On Thursday, Rahm said he was “forever grateful for the PGA Tour and the platform that they’ve allowed me to be on. I have nothing bad to say about them. … This is just more about me and what I believe is best for my career and my chance to maybe make a mark.” Asked later how his decision will impact the PGA Tour, Rahm said, “I really haven’t thought about it.”
Losing Rahm will be viewed by much of the golf world as the single biggest blow the PGA Tour’s roster of talent has suffered to date and threatens to impact the ongoing negotiations with the Saudis. Though the two sides agreed to drop the non-recruitment provision, there was a basic understanding that they would continue negotiating in good faith, according to people familiar with the talks.
“Our focus remains on the PGA Tour and unifying the game for our fans and players,” a PGA Tour spokesman said Thursday. “We can’t speak for decisions that any individual players might make, but … we are in position to make our players equity owners and further allow the Tour to invest in our members, invest in our fans and continue to lead men’s professional golf forward.”
Recent efforts by LIV officials to recruit other PGA Tour players has ruffled feathers among tour executives, but they still have been working toward a final agreement.
“I’m not sure specifically how it would impact those negotiations, but all in all, Jon Rahm is one of the biggest assets that we have on the PGA Tour,” golfer Jordan Spieth, a member of the tour’s policy board, said last week. “So it would be a really — really not very good for us in general because we want to play against the best players in the world and that’s what Jon is.”
PGA Tour Commissioner Jay Monahan had planned to meet this week with Yasir Al-Rumayyan, governor of the Saudi PIF, to continue negotiations, but that meeting was pushed back. While the PGA Tour has also been in talks with other investors to help form a new entity that would oversee the tour’s commercial efforts, Monahan said last week he remained hopeful the tour would soon agree to final terms with the PIF. The two sides face a Dec. 31 deadline but could push that target back into next year.
“We’re having conversations with multiple parties,” Monahan said last week, speaking at the New York Times DealBook Summit. “The deadline for our conversations with PIF, as you know, is a firm target. I’ll be with Yasir next week. And we continue to advance our conversations. And I think it’s pretty well known that there’s a large number of other interested parties that we’re also pushing to think about.”

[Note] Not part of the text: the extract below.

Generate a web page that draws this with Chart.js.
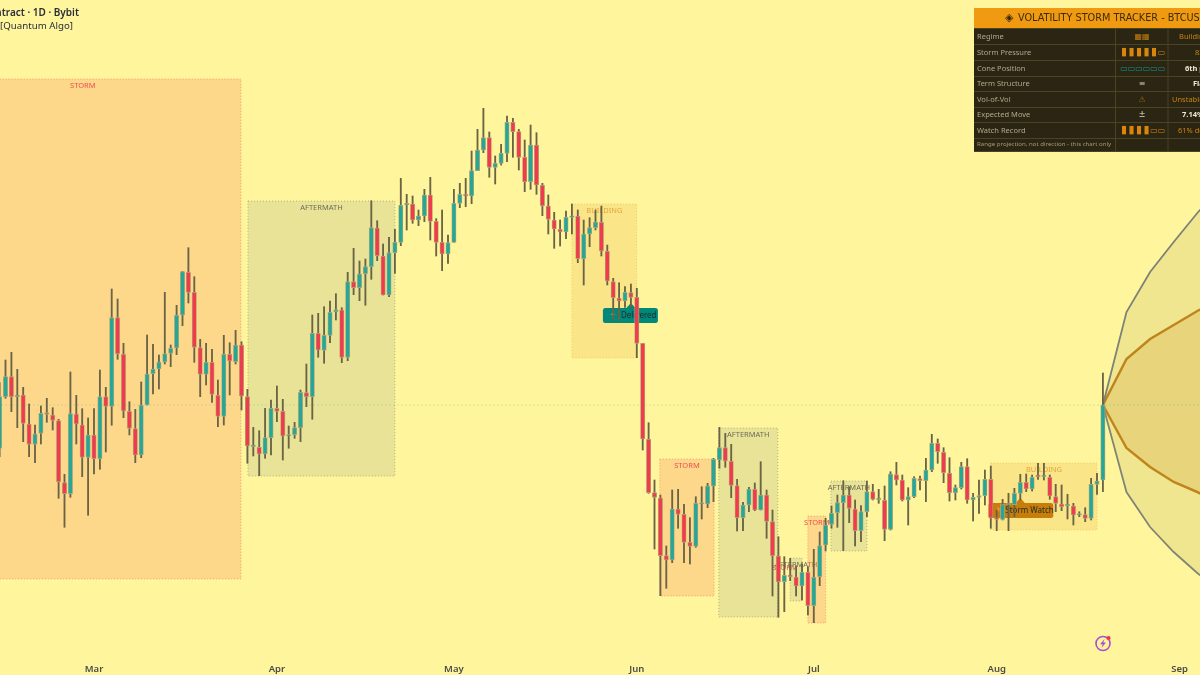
<!DOCTYPE html>
<html><head><meta charset="utf-8">
<style>html,body{margin:0;padding:0;background:#fff59d;overflow:hidden}canvas{display:block;filter:blur(.3px)}</style>
<script src="https://cdn.jsdelivr.net/npm/chart.js@4/dist/chart.umd.min.js"></script>
</head><body><canvas id="c" width="1200" height="675"></canvas>
<script>
const firstIndex=-16;
const opens=[
226.7,278.3,298.3,278.3,280,251,230.7,241.7,262.3,260,
254.3,192.3,181.3,261,250,217.7,240,216.3,278.3,268.7,
357.3,320.7,263.7,246.3,220,270,301.3,306,313,321.7,
327,360,402.7,382.7,327.3,300.7,312.7,279.7,258.7,320.7,
313.3,330,278.3,228.3,227.7,221,237.3,266.7,263.7,239,
240.3,247.3,282.3,278.3,341.7,324.7,339.7,363,365,317.7,
393.3,387.3,401.3,408.3,447,419,380,422.3,432.7,470,
471,455,459,480,453.7,432.7,421,432.7,471.7,480.7,
479,504.3,525,537.3,507.7,511.7,521.7,552.7,543.3,517.7,
493.3,530,489.7,469,455,445.7,443,457.7,459,416.3,
441,447.3,452.7,423.7,393.3,377,374,382.3,377.7,331.7,
235.7,182.3,177,119.3,115,166,160.7,132.7,128.7,171,
171,189,215,227.3,213.7,189.3,157.3,170,185.7,165,
180,153.3,119,93.3,99.7,98,89,102.7,69.3,98.3,
130,150.7,162.3,172.3,180,166,144.3,163.3,183.3,175.3,
174.7,145.7,200.3,195,175,178.3,196.3,194.3,205,231.7,
222.7,201.7,182.3,187.3,208.3,175,177.7,179.3,195.7,157,
155.7,170,170.3,181.7,192.7,186,199,198.3,197.7,178.3,
171,169.3,169,160,160.3,156.7,190.7,195];
const closes=[
278.3,298.3,278.3,280,251.7,230.7,241,261.7,260.7,254.7,
193.3,181.3,261.3,251,217.7,240,216.3,278.3,268.7,357.3,
321.3,264,246.7,220,269.7,301,306,313,321.3,326.7,
359.7,403.3,382.7,327.7,300.7,312.7,280.7,258.7,320.7,314,
330,279,229,229,221,237.3,266.7,263.7,239,240.3,
247.3,282.7,278.3,341.7,325,339.7,362.7,365.3,317.7,393.3,
387.3,401,408.3,447.3,419.3,380,422.3,432.7,469.7,471.7,
455,459,480,453.7,432.7,421,432.3,471.7,480.7,479,
504.3,525,537.3,507.7,511.7,521.7,552.7,543.3,517.7,493.3,
530,490,469.3,455.7,446,443,457.7,459,416.3,441,
447.3,453,424,394,377.3,374,382.7,377.7,331.7,236,
182.3,177.7,119.3,115,166,160.7,132.7,128.7,171.7,171.7,
189,215.7,227.3,214,189.7,157.3,170,186,165,180,
153.7,119.3,93.3,99.7,98.3,89,102.7,69.3,97.7,129.3,
150,161.7,172.3,180,166.7,144.3,163.3,183.3,175.7,176,
145.7,201,195,175,178.3,196.7,194.3,205,231.7,223.3,
202.3,182.3,187.3,208.3,175,177.7,179.3,195.7,157,155.7,
170.3,170.3,181.7,192.7,186,197.7,198.3,199,179,171.7,
168.3,170,160,160.7,156.7,190.7,194,270];
const highs=[
292.3,315,322.7,305.7,287.7,271,250,269,276.7,267.3,
255.7,200.7,303,279.7,266.3,257,266.3,305,287.7,386,
376,331.7,273.3,265.7,293,340,330.7,320,382.7,330,
369.7,403.7,427.3,398.3,335.7,331.7,325.7,295,339.7,332.3,
344.7,333.3,285.7,247.7,244.3,266.7,275,289,275.7,249,
252.7,285,311,360,361.7,368.3,374,381.3,367.3,402.7,
426.7,414,416,474.3,454.3,431,437.7,445.7,496.7,480.7,
479,465,485.7,497.7,456.3,465,440,485.7,491.7,496.7,
524,545.7,566.7,543,519,530.7,559,556.7,545.7,535,
550,542.3,491.7,480,462.7,455,464,471,465,455,
457.3,465,469,430,396.7,392.3,388.3,391,386.7,331.7,
252.3,195,180,129,185,185.7,170.7,157.3,178.3,188.3,
191.7,216.7,247.7,241.7,230.7,195.7,172.7,187.7,192,213.3,
185,165,138.3,118.3,116.7,108.3,111,108.3,125.7,143,
156.7,169,180,194.3,188.3,175,169.3,194,190.7,185.7,
189,203.3,212.7,200,187.3,198.3,199,216.7,240.7,236,
227.3,217.3,190,212.7,216.3,181.7,195,205,209,165,
175.7,181.7,186.7,200.7,201,200,211.7,211.7,200,190.7,
190,180.7,171.7,163.3,167.3,196.7,201.7,302];
const lows=[
218.3,276.7,263.3,247.3,233.3,218.3,212.3,231,252.7,245,
176.7,147.7,177.7,231,198.3,159.7,201,205.7,223,249.7,
315.7,257.3,240,212.3,217.3,270,281,286,311,308.3,
320.3,349.3,372,312.7,278.3,290,272.7,248.3,250,280,
311,265,211.7,219,199.3,216.7,220,253.3,215,226.7,
236.7,233.3,268.3,255.7,317.7,311.7,332.3,355,312.3,314.3,
380.3,374.3,369.7,395.7,414.3,380,378.3,401.7,429.3,445,
451.7,449.3,453.3,435,419,404.3,411.7,432.7,467.3,468.3,
471.3,504.3,522.3,497.7,491,510,513.3,517.7,505,483.3,
485.7,480.7,459.3,441,426.7,429,436.3,441,412.3,390,
428.3,445,419,390,355,354.3,367.7,367.7,317.3,225,
181.7,126,79.3,86.7,112.3,146.7,112.3,111,127.7,156,
167.3,173.3,206.7,207.7,177.3,144,144.3,163.3,164.3,165,
136.7,79,57.7,63.3,94.3,79,75,60,52.3,89.3,
124,146.7,147.7,124.3,152.3,129,133.3,158.3,175,171.7,
134.3,145,190,174,150,177.3,185,173.3,203.3,211.7,
192.3,174,175,186,171.7,154,161.7,170,146.7,144.3,
155,144.3,158.3,175,183.3,184,195.7,195,175.7,163.3,
164.3,156,150,158.3,153.3,155,180.7,183.3];
const monthTicks=[0,31,61,92,122,153,184];
const monthNames=['Mar','Apr','May','Jun','Jul','Aug','Sep'];
const zoneKinds=['STORM','AFTERMATH','BUILDING','STORM','AFTERMATH','STORM','AFTERMATH','STORM','AFTERMATH','BUILDING'];
const zoneStart=[-28.7,26.1,81,95.9,105.9,117.1,118,121,124.9,152];
const zoneEnd=[24.9,51,92,105.1,115.9,117.1,120,124,131,170];
const zoneTop=[596,474,471,216,247,114,117,159,194,212];
const zoneBottom=[96,199,317,79,58,114,74,52,124,145];
const coneIndex=[171,175,179,183,187,191];
const coneOuterUp=[270,363,403,433,462,488];
const coneOuterDown=[270,183,148,123,102,83];
const coneInnerUp=[270,316,336,350,364,376];
const coneInnerDown=[270,227,208,193,183,172];
const lastClose=270;
const signalIndex=[91,157];
const signalPrice=[367,172];
const signalText=['Delivered','Storm Watch'];
const signalIcon=['✦','♦'];
const titleLines=['BTCUSDT Perpetual Contract · 1D · Bybit','Volatility Storm Tracker [Quantum Algo]'];
const tableTitle='VOLATILITY STORM TRACKER - BTCUSDT.P';
const tableRows=['Regime','Storm Pressure','Cone Position','Term Structure','Vol-of-Vol','Expected Move','Watch Record'];
const tableGlyphs=['▦▦','▮▮▮▮▮▭','▭▭▭▭▭▭','≡','⚠','±','▮▮▮▮▭▭'];
const tableValues=['Building','83%','6th pctl','Flat','Unstable','7.14%','61% delivered'];
const tableFoot='Range projection, not direction - this chart only';

const idx=opens.map((_,i)=>firstIndex+i);
const up=i=>closes[i]>=opens[i];
const TEAL='#26a69a',RED='#ef3b4d';
const zoneStyle={STORM:{f:'rgba(250,150,100,.3)',s:'rgba(239,83,80,.5)',t:'#ef4d4d'},AFTERMATH:{f:'rgba(120,144,120,.17)',s:'rgba(100,110,90,.45)',t:'#6d6c58'},BUILDING:{f:'rgba(230,170,60,.2)',s:'rgba(240,160,40,.45)',t:'#e3a33a'}};
const FONT='"Noto Sans",sans-serif';

const overlays={id:'overlays',
 beforeDatasetsDraw(ch){
  const c=ch.ctx,x=ch.scales.x,y=ch.scales.y;
  c.save();
  zoneKinds.forEach((k,i)=>{
   const st=zoneStyle[k],x0=x.getPixelForValue(zoneStart[i]),x1=x.getPixelForValue(zoneEnd[i]),y0=y.getPixelForValue(zoneTop[i]),y1=y.getPixelForValue(zoneBottom[i]);
   if(x1>x0){c.fillStyle=st.f;c.fillRect(x0,y0,x1-x0,y1-y0);
    c.strokeStyle=st.s;c.lineWidth=1;c.setLineDash([1,2]);c.strokeRect(x0,y0,x1-x0,y1-y0);c.setLineDash([]);}
   c.fillStyle=st.t;c.font='7.5px '+FONT;c.textAlign='center';c.textBaseline='middle';
   c.fillText(k,(x0+x1)/2,y0+6.5);
  });
  signalText.forEach((t,i)=>{
   const sx=x.getPixelForValue(signalIndex[i]),sy=y.getPixelForValue(signalPrice[i]);
   const fill=i===0?'#00897b':'#c77d0a';
   const left=i===0?sx-28:sx-32,w=i===0?55:65;
   c.fillStyle=fill;c.beginPath();c.roundRect(left,sy,w,15,2.5);c.fill();
   c.beginPath();c.moveTo(sx-5,sy+.5);c.lineTo(sx,sy-5);c.lineTo(sx+5,sy+.5);c.closePath();c.fill();
   c.fillStyle='#f08a24';c.font='7.5px "DejaVu Sans"';c.textAlign='center';c.textBaseline='middle';
   c.fillText(signalIcon[i],left+10,sy+7.5);
   c.fillStyle='#1f2a2a';c.font='8px '+FONT;c.textAlign='left';
   c.fillText(t,left+(i===0?18:17),sy+7.5);
  });
  c.restore();
 },
 afterDraw(ch){
  const c=ch.ctx;c.save();
  c.textBaseline='middle';
  c.fillStyle='#2a2e39';c.textAlign='right';
  c.font='600 10px '+FONT;c.fillText(titleLines[0],79,13);
  c.font='9.7px '+FONT;c.fillText(titleLines[1],73,26);
  const L=974,R=1200,colA=1115.5,colB=1168;
  const rowY=[28,44,60,76,91,107,122,138,151];
  c.fillStyle='#2b2513';c.fillRect(L,28,R-L,123);
  c.fillStyle='#f09a12';c.fillRect(L,8,R-L,20);
  c.strokeStyle='#4c4320';c.lineWidth=1;
  rowY.forEach(v=>{c.beginPath();c.moveTo(L,v+.5);c.lineTo(R,v+.5);c.stroke();});
  [colA,colB].forEach(v=>{c.beginPath();c.moveTo(v,28);c.lineTo(v,151);c.stroke();});
  c.textAlign='left';
  c.fillStyle='#3a2c08';c.font='11px "DejaVu Sans"';c.fillText('◈',1005,18);
  c.font='9.7px "DejaVu Sans"';c.fillText(tableTitle,1018,18);
  const valX=[1179,1195,1185,1193,1172,1182,1178];
  const glyphCol=['#c9820f','#d9860b','#159a8c','#d8d2b8','#9c6a12','#e4dfc8','#d9860b'];
  const valCol=['#c9820f','#c9820f','#efe9d0','#efe9d0','#c9820f','#efe9d0','#c9820f'];
  tableRows.forEach((t,i)=>{
   const cy=(rowY[i]+rowY[i+1])/2+.5;
   c.textAlign='left';c.fillStyle='#b3a987';c.font='7.5px '+FONT;c.fillText(t,977,cy);
   c.fillStyle=glyphCol[i];c.textAlign='center';
   const g=tableGlyphs[i];
   if(g.length===6){
    [...g].forEach((ch2,k)=>{c.font=(ch2==='▮'?11:8)+'px "DejaVu Sans"';c.fillText(ch2,1124+7.5*k,cy);});
   } else {
    c.font='8px "DejaVu Sans"';c.fillText(g,1142,cy);
   }
   c.textAlign='left';c.fillStyle=valCol[i];c.font=(valCol[i]==='#efe9d0'?'bold ':'')+'7.5px '+FONT;c.fillText(tableValues[i],valX[i],cy);
  });
  c.fillStyle='#a39a79';c.font='6.1px '+FONT;c.fillText(tableFoot,977,144.5);
  const bx=1103,by=643.5;
  c.strokeStyle='#a94fd0';c.lineWidth=1.6;c.beginPath();c.arc(bx,by,7,0,Math.PI*2);c.stroke();
  c.fillStyle='#a94fd0';c.beginPath();c.moveTo(bx+1.5,by-4.5);c.lineTo(bx-3,by+.8);c.lineTo(bx-.3,by+.8);c.lineTo(bx-1.5,by+4.5);c.lineTo(bx+3,by-1);c.lineTo(bx+.3,by-1);c.closePath();c.fill();
  c.fillStyle='#f0344a';c.beginPath();c.arc(bx+5.5,by-5.5,2.1,0,Math.PI*2);c.fill();
  c.restore();
 }};

const coneLine=(arr,color,w,fill,bg)=>({type:'line',data:coneIndex.map((v,i)=>({x:v,y:arr[i]})),borderColor:color,borderWidth:w,pointRadius:0,tension:0,fill:fill,backgroundColor:bg,order:3});

new Chart(document.getElementById('c'),{
 type:'bar',
 plugins:[overlays],
 data:{datasets:[
  coneLine(coneOuterUp,'#7c8278',1.8,{target:1},'rgba(180,170,90,.2)'),
  coneLine(coneOuterDown,'#7c8278',1.8,false,'transparent'),
  coneLine(coneInnerUp,'#c27c0e',2.5,{target:3},'rgba(200,130,20,.19)'),
  coneLine(coneInnerDown,'#c27c0e',2.5,false,'transparent'),
  {type:'line',data:[{x:firstIndex-1,y:lastClose},{x:190,y:lastClose}],borderColor:'rgba(38,166,154,.42)',borderWidth:1,borderDash:[1,3],pointRadius:0,fill:false,order:0},
  {label:'wick',data:idx.map((v,i)=>({x:v,y:[lows[i],highs[i]]})),backgroundColor:'#6a6345',borderWidth:0,barThickness:1.2,grouped:false,order:2},
  {label:'body',data:idx.map((v,i)=>({x:v,y:[opens[i],closes[i]]})),backgroundColor:idx.map((v,i)=>up(i)?TEAL:RED),borderColor:'#b8ab74',borderWidth:.8,borderSkipped:false,barThickness:4.4,grouped:false,minBarLength:1.5,order:1}
 ]},
 options:{
  responsive:false,animation:false,devicePixelRatio:1,
  layout:{padding:0},
  plugins:{legend:{display:false},tooltip:{enabled:false},title:{display:false}},
  scales:{
   x:{type:'linear',min:-94/5.9,max:(1200-94)/5.9,offset:false,grid:{display:false},border:{display:false},
    afterBuildTicks(s){s.ticks=monthTicks.map(v=>({value:v}));},
    afterFit(s){s.height=25;},
    ticks:{autoSkip:false,maxRotation:0,padding:6,color:'#4a4a4a',font:{family:'"Noto Sans"',size:9.5,weight:'600'},
     callback(v){const k=monthTicks.indexOf(v);return k<0?'':monthNames[k];}}},
   y:{display:false,min:25,max:675}
  }
 }
});
</script></body></html>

Rahm’s move is sure to cause waves among PGA Tour players, many of whom were upset that their loyalty to the tour hasn’t been properly recognized or rewarded. The tour is still discussing how it might welcome back LIV players and what kind of punishment or levies would be necessary.
“That’s part of the deal we’re working through is trying to find a path, whatever that looks like,” Tiger Woods, a member of the tour’s policy board, said last week. “There’s so many different scenarios.”

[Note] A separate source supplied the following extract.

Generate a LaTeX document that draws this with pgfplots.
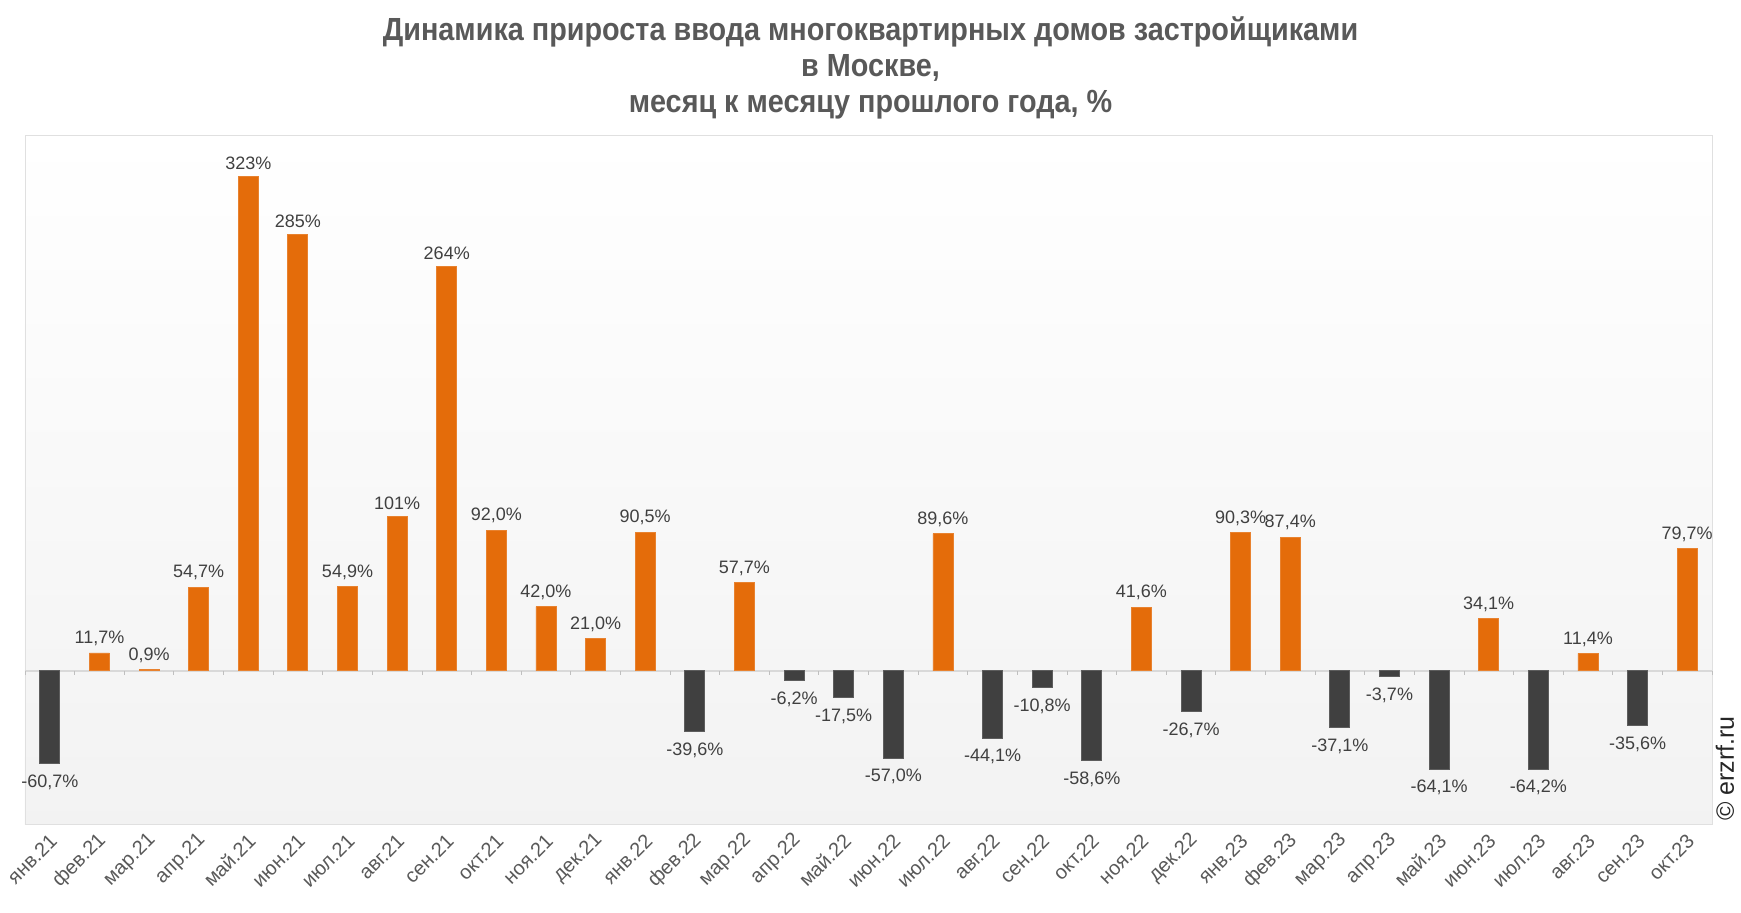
\documentclass[border=0pt]{standalone}
\usepackage{fontspec}
\setmainfont{Liberation Sans}
\newfontfamily\titlefont[FakeStretch=0.9]{Liberation Sans}
\usepackage{pgfplots}
\pgfplotsset{compat=1.18}
\usepackage{pgfplotstable}
\definecolor{barorange}{HTML}{E46C0A}
\definecolor{bargray}{HTML}{404040}
\definecolor{lbl}{HTML}{404040}
\definecolor{tck}{HTML}{595959}
\definecolor{ttl}{HTML}{595959}

\pgfplotstableread{
x y lab
1 11.7 11,7
2 0.9 0,9
3 54.7 54,7
4 323 323
5 285 285
6 54.9 54,9
7 101 101
8 264 264
9 92.0 92,0
10 42.0 42,0
11 21.0 21,0
12 90.5 90,5
14 57.7 57,7
18 89.6 89,6
22 41.6 41,6
24 90.3 90,3
25 87.4 87,4
29 34.1 34,1
31 11.4 11,4
33 79.7 79,7
}\pos

\pgfplotstableread{
x y lab
0 -60.7 -60,7
13 -39.6 -39,6
15 -6.2 -6,2
16 -17.5 -17,5
17 -57.0 -57,0
19 -44.1 -44,1
20 -10.8 -10,8
21 -58.6 -58,6
23 -26.7 -26,7
26 -37.1 -37,1
27 -3.7 -3,7
28 -64.1 -64,1
30 -64.2 -64,2
32 -35.6 -35,6
}\negv

\begin{document}
\begin{tikzpicture}
\useasboundingbox (0,0) rectangle (870.5pt,456pt);
\node[align=center, text=ttl, font=\titlefont\bfseries\fontsize{16}{18}\selectfont] at (435.25pt,422pt)
  {Динамика прироста ввода многоквартирных домов застройщиками\\в Москве,\\месяц к месяцу прошлого года, \%};
\begin{axis}[
  at={(12.5pt,44pt)}, anchor=south west,
  scale only axis, width=843.5pt, height=344.5pt,
  xmin=-0.5, xmax=33.5, ymin=-100, ymax=350,
  ytick=\empty,
  xtick={0,...,33},
  xticklabels={янв.21,фев.21,мар.21,апр.21,май.21,июн.21,июл.21,авг.21,сен.21,окт.21,ноя.21,дек.21,янв.22,фев.22,мар.22,апр.22,май.22,июн.22,июл.22,авг.22,сен.22,окт.22,ноя.22,дек.22,янв.23,фев.23,мар.23,апр.23,май.23,июн.23,июл.23,авг.23,сен.23,окт.23},
  major tick length=0pt,
  xticklabel style={rotate=45, anchor=east, font=\fontsize{10}{12}\selectfont, text=tck, yshift=-6pt},
  axis line style={draw=black!12},
  axis background/.style={top color=white, bottom color=black!5},
  ybar, bar width=10pt, bar shift=0pt,
  point meta=explicit symbolic,
  nodes near coords={\pgfplotspointmeta\%},
  every node near coord/.append style={font=\fontsize{9}{11}\selectfont, text=lbl},
  clip=false,
]
\draw[black!15, line width=1.2pt] (axis cs:-0.5,0) -- (axis cs:33.5,0);
\pgfplotsinvokeforeach{-0.5,0.5,...,33.5}{\draw[black!25] (axis cs:#1,0) -- (axis cs:#1,-2.5);}
\addplot[fill=barorange, draw=barorange!85!white,
  every node near coord/.append style={anchor=south}] table[x=x,y=y,meta=lab]{\pos};
\addplot[fill=bargray, draw=bargray!85!white,
  every node near coord/.append style={anchor=north, yshift=-2pt}] table[x=x,y=y,meta=lab]{\negv};
\end{axis}
\node[rotate=90, anchor=west, font=\fontsize{12.5}{14}\selectfont, text=black!85] at (862.5pt,42pt) {© erzrf.ru};
\end{tikzpicture}
\end{document}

LIV already has 12 teams and 12 team captains. Rahm will captain his own squad, and his compensation package was expected to include equity in the new team, although details weren’t immediately available and Rahm declined to address the topic. If those plans are followed, though, it would mean that in addition to paying for the Spaniard’s services, LIV is also prepared to spend millions more to fill out a 13th roster, all players that will probably be handpicked by Rahm.